Des milliers de policiers ont été déployés mercredi au Bangladesh quelques heures après la pendaison du chef du principal parti islamiste. Le pays est en proie à de fortes tensions en raison d'une série de meurtres d'intellectuels.
Le président du parti islamiste Jamaat-e-Islam, Motiur Rahman Nizami, a été pendu dans la nuit de mardi à mercredi dans la prison centrale de Dacca, la capitale du pays. Son exécution est intervenue quelques jours après la confirmation de sa condamnation à mort pour crimes de guerre lors de la guerre d'indépendance de 1971 avec le Pakistan.
Ancien ministre de 73 ans, M. Nizami est le cinquième dirigeant de l'opposition, et le plus connu, à avoir été exécuté depuis la création en 2010 du très controversé tribunal international des crimes du Bangladesh (ICT).
La police a mis en place des postes de contrôle sur les principales artères de Dacca pour empêcher toute éruption de violences. Et les troupes d'élite du Rapid Action Battalion patrouillaient la ville.
La surveillance est également très étroite dans le district de Pabna. Situé dans le nord-ouest du pays, c'est le district d'origine de M. Nizami. Sa dépouille y a été emmenée sous escorte armée pendant la nuit en vue de son inhumation dans le cimetière familial.
Militants du Jamaat arrêtés
"Au moins 16 militants du Jamaat ont été arrêtés dans la nuit dans le cadre d'une opération de sécurité", selon le responsable de la police de Pabna, Ahsanul Haq.
Les exécutions de trois dirigeants du Jamaat avaient déclenché de violents heurts en 2013 entre les sympathisants islamistes et la police, aboutissant à la mort de 500 personnes.
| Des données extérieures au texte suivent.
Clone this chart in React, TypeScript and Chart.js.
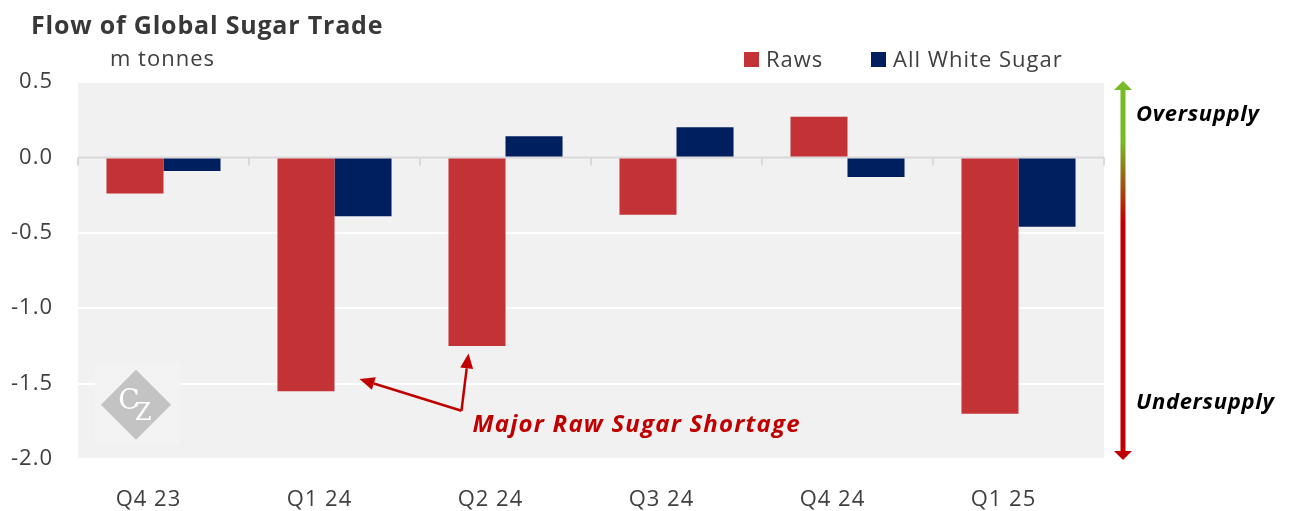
import React, { useEffect, useRef } from "react";
import { Chart, registerables } from "chart.js";

Chart.register(...registerables);

const categories = ["Q4 23", "Q1 24", "Q2 24", "Q3 24", "Q4 24", "Q1 25"];
const rawsValues = [-0.24, -1.55, -1.25, -0.38, 0.27, -1.7];
const whiteValues = [-0.09, -0.39, 0.14, 0.2, -0.13, -0.46];
const yTickValues = [0.5, 0, -0.5, -1, -1.5, -2];
const seriesNames = ["Raws", "All White Sugar"];
const seriesColors = ["#c33336", "#001f5f"];
const titleText = "Flow of Global Sugar Trade";
const unitText = "m tonnes";
const annotationText = "Major Raw Sugar Shortage";
const topSideLabel = "Oversupply";
const bottomSideLabel = "Undersupply";

const FONT = "'Open Sans', 'Noto Sans', sans-serif";
const TEXT = "#404040";
const DARK_RED = "#c00000";

function arrow(ctx: CanvasRenderingContext2D, x1: number, y1: number, x2: number, y2: number, color: string) {
  const ang = Math.atan2(y2 - y1, x2 - x1);
  const headLen = 15;
  const headW = 6.5;
  const bx = x2 - headLen * Math.cos(ang);
  const by = y2 - headLen * Math.sin(ang);
  ctx.save();
  ctx.strokeStyle = color;
  ctx.fillStyle = color;
  ctx.lineWidth = 2.5;
  ctx.beginPath();
  ctx.moveTo(x1, y1);
  ctx.lineTo(bx, by);
  ctx.stroke();
  ctx.beginPath();
  ctx.moveTo(x2, y2);
  ctx.lineTo(bx + headW * Math.sin(ang), by - headW * Math.cos(ang));
  ctx.lineTo(bx - headW * Math.sin(ang), by + headW * Math.cos(ang));
  ctx.closePath();
  ctx.fill();
  ctx.restore();
}

const decorPlugin = {
  id: "decor",
  beforeInit(chart: any) {
    (chart.ctx as any).letterSpacing = "1px";
  },
  beforeDraw(chart: any) {
    const { ctx, chartArea: a } = chart;
    (ctx as any).letterSpacing = "1px";
    ctx.save();
    ctx.fillStyle = "#f1f1f1";
    ctx.fillRect(a.left, a.top, a.right - a.left, a.bottom - a.top);
    ctx.restore();
  },
  beforeDatasetsDraw(chart: any) {
    const { ctx, chartArea: a, scales } = chart;
    const y0 = scales.y.getPixelForValue(0);
    // watermark
    ctx.save();
    (ctx as any).letterSpacing = "0px";
    const cx = a.left + 58;
    const cy = scales.y.getPixelForValue(-1.64);
    ctx.fillStyle = "#f3f3f3";
    ctx.fillRect(cx - 41, cy - 42, 85, 81);
    ctx.fillStyle = "#c3c3c3";
    ctx.beginPath();
    ctx.moveTo(cx, cy - 35);
    ctx.lineTo(cx + 35, cy);
    ctx.lineTo(cx, cy + 35);
    ctx.lineTo(cx - 35, cy);
    ctx.closePath();
    ctx.fill();
    ctx.fillStyle = "#ffffff";
    ctx.font = "28px 'DejaVu Serif', 'Liberation Serif', serif";
    ctx.textAlign = "center";
    ctx.textBaseline = "alphabetic";
    ctx.fillText("C", cx - 7, cy + 4);
    ctx.font = "24px 'DejaVu Serif', 'Liberation Serif', serif";
    ctx.fillText("Z", cx + 7, cy + 15);
    ctx.restore();
    // zero line with category tick marks
    ctx.save();
    ctx.strokeStyle = "#d9d9d9";
    ctx.lineWidth = 2;
    ctx.beginPath();
    ctx.moveTo(a.left, y0);
    ctx.lineTo(a.right, y0);
    const n = categories.length;
    const step = (a.right - a.left) / n;
    for (let i = 0; i <= n; i++) {
      const x = a.left + i * step;
      ctx.moveTo(x, y0);
      ctx.lineTo(x, y0 + 8);
    }
    ctx.stroke();
    ctx.restore();
  },
  afterDraw(chart: any) {
    const { ctx, chartArea: a, scales } = chart;
    ctx.save();
    // title
    ctx.fillStyle = "#383838";
    (ctx as any).letterSpacing = "0.8px";
    ctx.font = `bold 25px ${FONT}`;
    ctx.textAlign = "left";
    ctx.textBaseline = "alphabetic";
    ctx.fillText(titleText, 31, 34);
    // unit
    (ctx as any).letterSpacing = "1px";
    ctx.fillStyle = TEXT;
    ctx.font = `22px ${FONT}`;
    ctx.fillText(unitText, 110, 66);
    // legend
    const legendX = [744, 871];
    seriesNames.forEach((name, i) => {
      ctx.fillStyle = seriesColors[i];
      ctx.fillRect(legendX[i], 52, 15, 15);
      ctx.fillStyle = TEXT;
      ctx.font = `22px ${FONT}`;
      ctx.fillText(name, legendX[i] + 22, 67);
    });
    // side arrow
    const ax = a.right + 19;
    const top = a.top - 1;
    const bot = a.bottom + 1;
    const grad = ctx.createLinearGradient(0, top, 0, bot);
    grad.addColorStop(0, "#77bb25");
    grad.addColorStop(0.16, "#77bb25");
    grad.addColorStop(0.37, "#c00000");
    grad.addColorStop(1, "#c00000");
    ctx.fillStyle = grad;
    ctx.fillRect(ax - 2.5, top + 8, 5, bot - top - 16);
    ctx.fillStyle = "#77bb25";
    ctx.beginPath();
    ctx.moveTo(ax, top);
    ctx.lineTo(ax + 9, top + 9);
    ctx.lineTo(ax - 9, top + 9);
    ctx.closePath();
    ctx.fill();
    ctx.fillStyle = "#c00000";
    ctx.beginPath();
    ctx.moveTo(ax, bot);
    ctx.lineTo(ax + 9, bot - 9);
    ctx.lineTo(ax - 9, bot - 9);
    ctx.closePath();
    ctx.fill();
    ctx.fillStyle = "#000000";
    (ctx as any).letterSpacing = "0.7px";
    ctx.font = `italic bold 22px ${FONT}`;
    ctx.fillText(topSideLabel, ax + 13, 121);
    ctx.fillText(bottomSideLabel, ax + 13, 409);
    // annotation
    const xs = scales.x;
    const ys = scales.y;
    const tailX = xs.getPixelForValue(1) + 127;
    const tailY = ys.getPixelForValue(-1.68);
    arrow(ctx, tailX, tailY, xs.getPixelForValue(1) + 25, ys.getPixelForValue(-1.47), DARK_RED);
    arrow(ctx, tailX, tailY, xs.getPixelForValue(2) - 37, ys.getPixelForValue(-1.3), DARK_RED);
    ctx.fillStyle = DARK_RED;
    (ctx as any).letterSpacing = "1.2px";
    ctx.font = `italic bold 24px ${FONT}`;
    ctx.fillText(annotationText, tailX + 11, 432);
    ctx.restore();
  },
};

export default function App() {
  const ref = useRef<HTMLCanvasElement | null>(null);
  useEffect(() => {
    if (!ref.current) return;
    const chart = new Chart(ref.current, {
      type: "bar",
      data: {
        labels: categories,
        datasets: [
          { label: seriesNames[0], data: rawsValues, backgroundColor: seriesColors[0], borderWidth: 0 },
          { label: seriesNames[1], data: whiteValues, backgroundColor: seriesColors[1], borderWidth: 0 },
        ],
      },
      options: {
        responsive: false,
        animation: false,
        layout: { padding: { top: 82, right: 186, left: 0, bottom: 0 } },
        datasets: { bar: { categoryPercentage: 0.667, barPercentage: 1.0 } },
        plugins: {
          legend: { display: false },
          title: { display: false },
          tooltip: { enabled: false },
        },
        scales: {
          x: {
            grid: { display: false, drawTicks: false },
            border: { display: false },
            ticks: {
              padding: 28,
              labelOffset: -15,
              color: TEXT,
              font: { family: FONT, size: 22 },
              maxRotation: 0,
            },
            afterFit: (s: any) => {
              s.height = 52;
            },
          },
          y: {
            min: -2,
            max: 0.5,
            afterBuildTicks: (s: any) => {
              s.ticks = yTickValues.map((v) => ({ value: v }));
            },
            grid: {
              color: (c: any) => (c.tick && c.tick.value === 0 ? "rgba(0,0,0,0)" : "#ffffff"),
              lineWidth: 2,
              drawTicks: false,
            },
            border: { display: false },
            ticks: {
              padding: 25,
              color: TEXT,
              font: { family: FONT, size: 22 },
              callback: (v: any) => Number(v).toFixed(1),
            },
            afterFit: (s: any) => {
              s.width = 78;
            },
          },
        },
      },
      plugins: [decorPlugin],
    });
    return () => chart.destroy();
  }, []);
  return (
    <div style={{ position: "absolute", left: 0, top: 0, width: 1290, height: 511, background: "#ffffff" }}>
      <canvas ref={ref} width={1290} height={511} style={{ display: "block" }} />
    </div>
  );
}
Une nouvelle vague de violences est peu probable cette fois, le Jamaat ayant été affaibli par une vague d'arrestations lancées par le gouvernement de la Première ministre Sheikh Hasina. Des dizaines de milliers de ses partisans sont actuellement sous les verrous.
Pour Mubashar Hasan, professeur à la University of Liberal Arts, la pendaison de Nizami risque de mettre définitivement à genoux le Jamaat. La répression et cette exécution pourraient cependant aussi radicaliser un peu plus ses partisans, très remontés contre le gouvernement, a toutefois averti le professeur.
Appel à la grève
Dans un communiqué, le Jamaat a répété mercredi que les accusations visant Nizami étaient fausses et étaient destinées à éliminer la direction du parti. Le parti a lancé un appel à la grève générale pour jeudi afin de protester contre cette exécution.
Des défenseurs de la laïcité ont en revanche salué la pendaison. Des centaines d'entre eux se sont rassemblés devant la prison et sur une place de Dacca dans la nuit pour célébrer "un moment historique".
Cette exécution survient au moment où le Bangladesh traverse une période de troubles. Une vague d'assassinats à coups de hache par des islamistes présumés de blogueurs laïcs, d'intellectuels et de membres de religions minoritaires a récemment eu lieu. Le groupe Etat islamique et une branche d'Al-Qaïda pour le sous-continent indien ont revendiqué ces meurtres. Mais le gouvernement nie leur présence au Bangladesh et impute ces crimes à des groupes locaux.